Exercise
Everything from the first line to the line containing "(4,9) rectangle (1379,1040);" is to be repeated exactly; nothing past it.

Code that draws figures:
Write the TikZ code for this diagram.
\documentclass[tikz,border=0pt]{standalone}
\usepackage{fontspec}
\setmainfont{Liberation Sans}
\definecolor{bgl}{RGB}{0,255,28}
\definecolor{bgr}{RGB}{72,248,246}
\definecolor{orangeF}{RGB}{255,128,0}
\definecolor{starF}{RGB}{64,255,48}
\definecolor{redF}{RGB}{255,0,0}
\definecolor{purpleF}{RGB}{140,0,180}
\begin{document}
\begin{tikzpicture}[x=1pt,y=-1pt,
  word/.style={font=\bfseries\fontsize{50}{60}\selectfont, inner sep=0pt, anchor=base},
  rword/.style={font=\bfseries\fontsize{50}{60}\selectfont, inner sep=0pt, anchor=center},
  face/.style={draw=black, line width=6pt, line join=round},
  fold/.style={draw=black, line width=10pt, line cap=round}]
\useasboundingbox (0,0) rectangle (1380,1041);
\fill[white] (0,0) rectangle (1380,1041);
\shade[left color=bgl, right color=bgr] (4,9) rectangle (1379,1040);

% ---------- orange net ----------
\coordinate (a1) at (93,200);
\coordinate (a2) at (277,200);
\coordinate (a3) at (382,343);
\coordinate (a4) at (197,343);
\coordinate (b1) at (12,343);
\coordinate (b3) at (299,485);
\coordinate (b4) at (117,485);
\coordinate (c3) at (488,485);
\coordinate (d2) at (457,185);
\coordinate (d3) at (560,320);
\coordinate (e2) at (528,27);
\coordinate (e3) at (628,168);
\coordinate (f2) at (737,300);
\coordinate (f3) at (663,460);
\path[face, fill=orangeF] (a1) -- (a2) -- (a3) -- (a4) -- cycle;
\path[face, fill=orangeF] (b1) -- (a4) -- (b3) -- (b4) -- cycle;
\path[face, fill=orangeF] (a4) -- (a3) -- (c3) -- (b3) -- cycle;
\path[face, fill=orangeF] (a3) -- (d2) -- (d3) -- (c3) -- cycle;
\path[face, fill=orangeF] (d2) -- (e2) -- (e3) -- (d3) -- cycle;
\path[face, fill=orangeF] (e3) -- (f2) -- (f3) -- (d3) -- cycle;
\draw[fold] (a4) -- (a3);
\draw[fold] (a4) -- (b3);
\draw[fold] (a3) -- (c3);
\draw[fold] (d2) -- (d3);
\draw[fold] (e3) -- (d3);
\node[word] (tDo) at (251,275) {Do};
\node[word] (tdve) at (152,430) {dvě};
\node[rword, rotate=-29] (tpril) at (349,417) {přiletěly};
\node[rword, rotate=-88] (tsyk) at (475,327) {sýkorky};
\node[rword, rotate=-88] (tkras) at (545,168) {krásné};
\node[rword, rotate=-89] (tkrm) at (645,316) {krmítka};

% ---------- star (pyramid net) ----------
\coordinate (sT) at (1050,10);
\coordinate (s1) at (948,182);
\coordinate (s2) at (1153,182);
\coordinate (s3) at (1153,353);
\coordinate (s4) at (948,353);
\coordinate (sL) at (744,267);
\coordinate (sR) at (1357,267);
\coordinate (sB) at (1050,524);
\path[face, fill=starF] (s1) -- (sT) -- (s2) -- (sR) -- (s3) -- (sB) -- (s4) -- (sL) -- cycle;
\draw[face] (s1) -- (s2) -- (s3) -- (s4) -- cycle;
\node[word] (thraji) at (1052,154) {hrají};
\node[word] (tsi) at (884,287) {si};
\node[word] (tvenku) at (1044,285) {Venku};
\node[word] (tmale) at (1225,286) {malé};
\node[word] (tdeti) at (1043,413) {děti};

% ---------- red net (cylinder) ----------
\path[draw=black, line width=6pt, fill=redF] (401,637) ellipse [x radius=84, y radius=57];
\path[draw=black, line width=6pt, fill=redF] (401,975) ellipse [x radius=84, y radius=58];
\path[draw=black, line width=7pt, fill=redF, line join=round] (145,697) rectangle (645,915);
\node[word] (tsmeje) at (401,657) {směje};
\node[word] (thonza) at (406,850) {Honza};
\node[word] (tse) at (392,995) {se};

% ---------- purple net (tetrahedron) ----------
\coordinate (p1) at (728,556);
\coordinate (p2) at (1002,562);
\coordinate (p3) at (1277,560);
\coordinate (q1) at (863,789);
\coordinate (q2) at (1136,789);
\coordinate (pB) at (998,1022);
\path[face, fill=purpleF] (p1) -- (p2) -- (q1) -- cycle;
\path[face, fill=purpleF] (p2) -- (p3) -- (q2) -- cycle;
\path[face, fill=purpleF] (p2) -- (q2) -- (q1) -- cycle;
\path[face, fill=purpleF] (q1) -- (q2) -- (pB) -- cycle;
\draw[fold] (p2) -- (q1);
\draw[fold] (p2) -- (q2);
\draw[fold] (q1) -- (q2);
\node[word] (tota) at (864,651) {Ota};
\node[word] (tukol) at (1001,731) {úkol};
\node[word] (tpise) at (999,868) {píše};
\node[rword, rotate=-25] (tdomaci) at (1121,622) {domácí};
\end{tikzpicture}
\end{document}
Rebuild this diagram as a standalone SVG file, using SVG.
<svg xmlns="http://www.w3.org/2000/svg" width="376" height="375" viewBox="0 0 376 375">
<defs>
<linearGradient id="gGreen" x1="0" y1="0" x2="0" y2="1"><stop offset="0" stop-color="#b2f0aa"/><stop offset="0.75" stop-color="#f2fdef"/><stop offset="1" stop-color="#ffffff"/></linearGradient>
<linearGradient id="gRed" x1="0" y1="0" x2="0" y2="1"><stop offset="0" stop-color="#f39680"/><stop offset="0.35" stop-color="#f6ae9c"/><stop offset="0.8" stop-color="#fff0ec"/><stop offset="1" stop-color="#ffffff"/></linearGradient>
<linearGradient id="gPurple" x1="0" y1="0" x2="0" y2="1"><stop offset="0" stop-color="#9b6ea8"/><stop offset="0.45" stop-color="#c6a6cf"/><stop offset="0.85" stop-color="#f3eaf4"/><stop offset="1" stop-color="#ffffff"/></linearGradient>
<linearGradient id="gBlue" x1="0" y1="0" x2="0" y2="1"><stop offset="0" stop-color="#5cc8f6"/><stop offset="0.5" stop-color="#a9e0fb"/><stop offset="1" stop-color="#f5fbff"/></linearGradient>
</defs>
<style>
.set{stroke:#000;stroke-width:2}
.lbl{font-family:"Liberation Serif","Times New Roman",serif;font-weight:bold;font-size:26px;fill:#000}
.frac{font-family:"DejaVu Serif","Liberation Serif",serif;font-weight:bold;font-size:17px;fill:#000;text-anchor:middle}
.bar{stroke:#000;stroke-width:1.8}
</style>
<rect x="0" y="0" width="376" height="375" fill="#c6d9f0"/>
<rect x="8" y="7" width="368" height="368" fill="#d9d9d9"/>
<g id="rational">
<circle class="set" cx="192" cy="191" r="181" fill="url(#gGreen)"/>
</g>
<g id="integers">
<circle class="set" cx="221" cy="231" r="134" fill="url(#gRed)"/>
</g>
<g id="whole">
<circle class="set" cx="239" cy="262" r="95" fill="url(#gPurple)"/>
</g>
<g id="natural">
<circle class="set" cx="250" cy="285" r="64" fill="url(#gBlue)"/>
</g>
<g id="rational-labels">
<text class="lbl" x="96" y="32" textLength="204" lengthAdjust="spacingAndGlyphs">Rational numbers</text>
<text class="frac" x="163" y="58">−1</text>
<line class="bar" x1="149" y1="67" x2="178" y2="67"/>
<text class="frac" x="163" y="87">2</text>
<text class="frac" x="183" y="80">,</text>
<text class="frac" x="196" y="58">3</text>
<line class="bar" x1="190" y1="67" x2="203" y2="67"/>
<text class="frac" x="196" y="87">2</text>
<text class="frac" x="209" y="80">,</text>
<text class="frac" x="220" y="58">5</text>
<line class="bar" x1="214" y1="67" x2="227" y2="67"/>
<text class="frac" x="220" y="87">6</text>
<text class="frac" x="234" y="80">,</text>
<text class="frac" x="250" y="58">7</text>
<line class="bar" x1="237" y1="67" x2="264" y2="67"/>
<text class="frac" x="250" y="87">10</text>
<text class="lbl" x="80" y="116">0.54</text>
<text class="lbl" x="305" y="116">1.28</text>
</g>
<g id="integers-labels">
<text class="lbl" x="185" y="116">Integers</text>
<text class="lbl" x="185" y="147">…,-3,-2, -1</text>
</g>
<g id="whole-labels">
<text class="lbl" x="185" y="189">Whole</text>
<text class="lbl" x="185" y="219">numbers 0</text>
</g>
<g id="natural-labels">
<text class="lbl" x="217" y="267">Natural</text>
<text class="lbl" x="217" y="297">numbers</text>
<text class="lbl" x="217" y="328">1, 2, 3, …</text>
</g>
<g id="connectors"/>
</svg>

Solution to this problem
Write the TikZ code for this diagram.
\documentclass[tikz,border=0pt]{standalone}
\usepackage{fontspec}
\setmainfont{Liberation Sans}
\definecolor{bgl}{RGB}{0,255,28}
\definecolor{bgr}{RGB}{72,248,246}
\definecolor{orangeF}{RGB}{255,128,0}
\definecolor{starF}{RGB}{64,255,48}
\definecolor{redF}{RGB}{255,0,0}
\definecolor{purpleF}{RGB}{140,0,180}
\begin{document}
\begin{tikzpicture}[x=1pt,y=-1pt,
  word/.style={font=\bfseries\fontsize{50}{60}\selectfont, inner sep=0pt, anchor=base},
  rword/.style={font=\bfseries\fontsize{50}{60}\selectfont, inner sep=0pt, anchor=center},
  face/.style={draw=black, line width=6pt, line join=round},
  fold/.style={draw=black, line width=10pt, line cap=round}]
\useasboundingbox (0,0) rectangle (1380,1041);
\fill[white] (0,0) rectangle (1380,1041);
\shade[left color=bgl, right color=bgr] (4,9) rectangle (1379,1040);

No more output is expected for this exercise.